Obama has not invoked executive privilege because the White House is engaged in discussions with the committee about the files, Carney said.

White House lawyers were alerted before the CIA made its criminal referrals to the Justice Department. But they did not condone the move, Carney noted.

“There was no comment, there was no weighing in, there was no judgment,” he said.

White House officials say every congressional inquiry requires some negotiations over documents. Still, they acknowledge the awkwardness of this case: Obama is wrestling with fellow Democrats to block release of Bush administration records about a CIA program that he fervently opposed and ended as soon as he entered the White House.

The more immediate question is whether the CIA, or Senate staffers, broke the law.

The CIA’s inspector general made a criminal referral to the Justice Department to determine whether, as Feinstein claims, CIA officials improperly searched activity logs of computers that Senate staffers used to review files about waterboarding and other now-banned techniques used at secret CIA prisons.
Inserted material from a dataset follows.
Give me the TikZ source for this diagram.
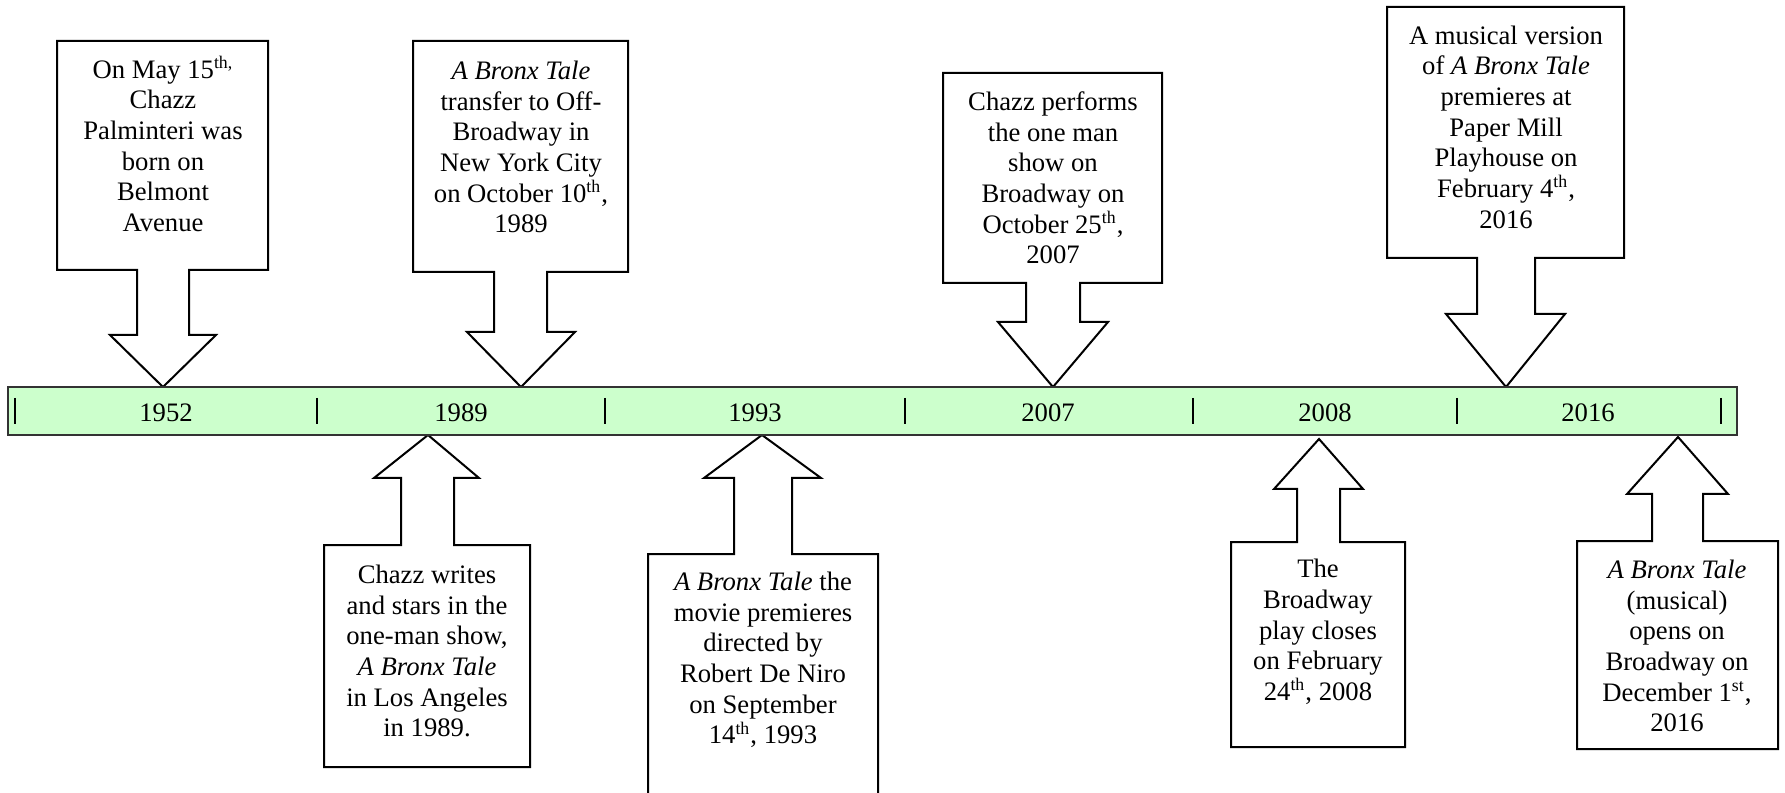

But the CIA’s acting counsel also made a criminal referral to the Justice Department, alleging that Senate staffers improperly copied and removed documents that they should not have seen. The documents were internal drafts of a report prepared for then-CIA Director Leon E. Panetta — the sort of documents often withheld under claims of executive privilege.

So far, the White House has stood by the agency. The current spat thus only widens the rift between Obama and fellow Democrats in Congress, and in his party’s liberal base, regarding trust in America’s spy agencies.